Ok I know this will pull a significant amount of hate from all of the NAT haters. 99.9% of the time I would agree. However our business is unique. That is the first thing I am going to layout for sake of the discussion that will happen.
What we do: We do real time video communication.
Who we do it for: Medical Institutions.
How we deliver it: Via Private MPLS from the client site to our call centers. At the client side we ride their infrastructure.
Hopefully the issue becomes immediately clear. If it does not let me help out. I own my network and the MPLS links and CPE router. I do not own, control, influence or have any visibility into the client infrastructure. In most cases the answer would be who cares push it to the gateway NAT it and be done with it. However real time communications using SIP first don’t natively like NAT (but I have that issue fixed…..I think.) and these systems are not simple point to point communications. Instead they are CientX to server, server to ClientY, ClientY to ClientX communications. The solutions should be pretty obvious;
- Client Based VPN and make them all part of my controlled network (@joshGants favorite). Bet lets take a swipe at this. It means that it is one more thing on a windows based system to break and it does not help when my systems are SIP based Polycom, Tandberg, Lifesize, ect hardware. Also I think allowing a vendor to run fully encrypted communications over your network that you have no way to inspect is just dumb. Imagine what my medical client security departments think.
- Procure a range of public IP addresses signification large enough to support my current and future servers and video endpoints. Then StaticNAT all the client systems into a routed space on my network. This is pretty much what we are doing right now but due to lack of NAT support in the Cisco Unified Presence client (CUPC) we have to know the return routes for all of our clients(which does not scale). But the big issues with this approach is that we have clients who will not route network addresses that are not internal to their network. If they have to route outside it means you have to NAT to an internal address first then have it NAT to a rout-able address on my network. Not really an issue for servers but a constantly growing number of video end points in our call centers is another issue all together. As a side note on this solution I have not tried to get a substantial block of IPv4 addresses recently, but from what I hear there are not to give out (thoughts?).

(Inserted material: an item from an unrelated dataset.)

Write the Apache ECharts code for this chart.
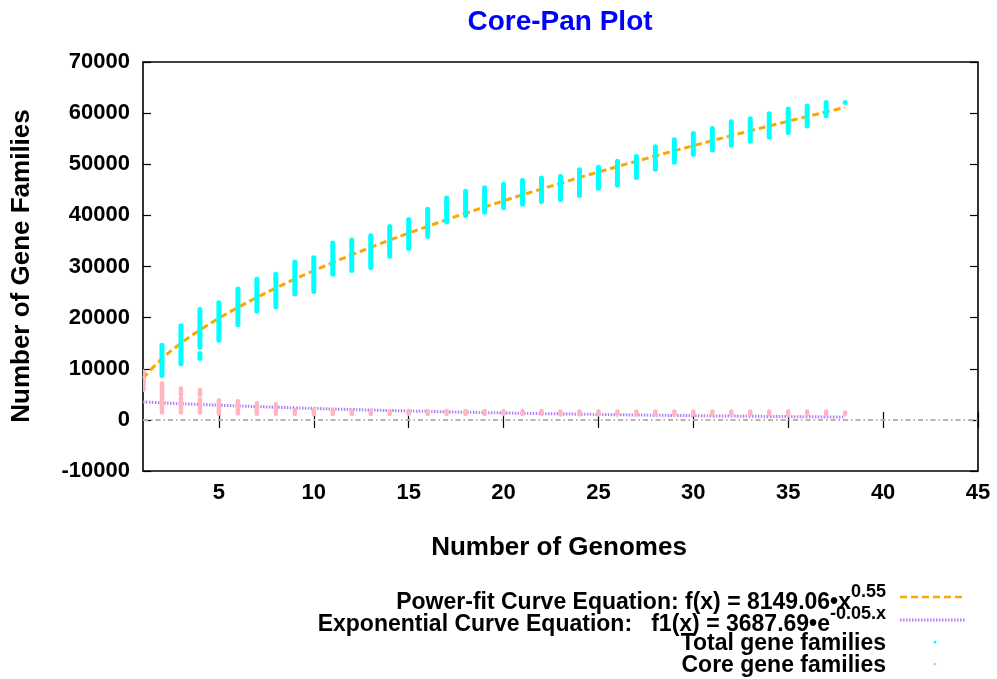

- NAT, NAT, NAT. So we arrive at the core issue in this whole mess. We have to NAT. We have to NAT incoming and outgoing traffic. There was a point in time that I considered doing this at my Network CORE but after an hour of @ioshints time (I think I still owe him a beer..) it was clear that the only really scalable way to do this was at the CPE side of things. So where we find ourselves building out our test environment for our new Video Call Center platform (more on that in another post) and we setup our lab as shown in this diagram.
The only problem is that as we currently have this configured it is not NAT’ing as we think it should be. So after banging our heads on it for a few days and pushing our project further behind we did what any glutton for punishment does and we called TAC. So what was the sage advice of TAC….um well you can’t do that. My response to TAC was why not? TAC says because the NAT addresses are always changing there is no way to lync the traffic. Well that makes tons of sense if we are talking about classic communications in which Client X talks to the Server and at some point later after the translation has timed out and been cleared from the table Client Y tried to talk to Client X on its now defunct translated address. But that is not what is happening here. The translation from the initial communication to the server will still be active and should allow the the clients to communicate.
So there you have it. My NAT hell. As you see in the diagram we have some loop-backs that were added to try to mimic our currently deployed router configs. We think that this may be dorking things up so as soon as I press publish on this baby I am going to go reconfigure the router with no loop-back. and another router upstream to mimic a clients core network. I will be publishing and update. As well if anyone can come up with something that I am flat out missing that would simplify this I will gladly reward them with at $100 Amazon Gift Card. The reality of our business is that it has proven to be very technically challenging. Pretty much not a week has gone by in the past 18 months that I have not learned something and have had to stretch my mind.
Hopefully this will generate some great commentary around NAT and Service Provider Implementations. Plus I am sure that there will be a few well if we were on IPv6 this would not be a problem comments. I agree but we are not. Have fun.
@cloudtoad has a design in a blog post for virtualized bi-directional NAT with overload based on the Cisco ASR.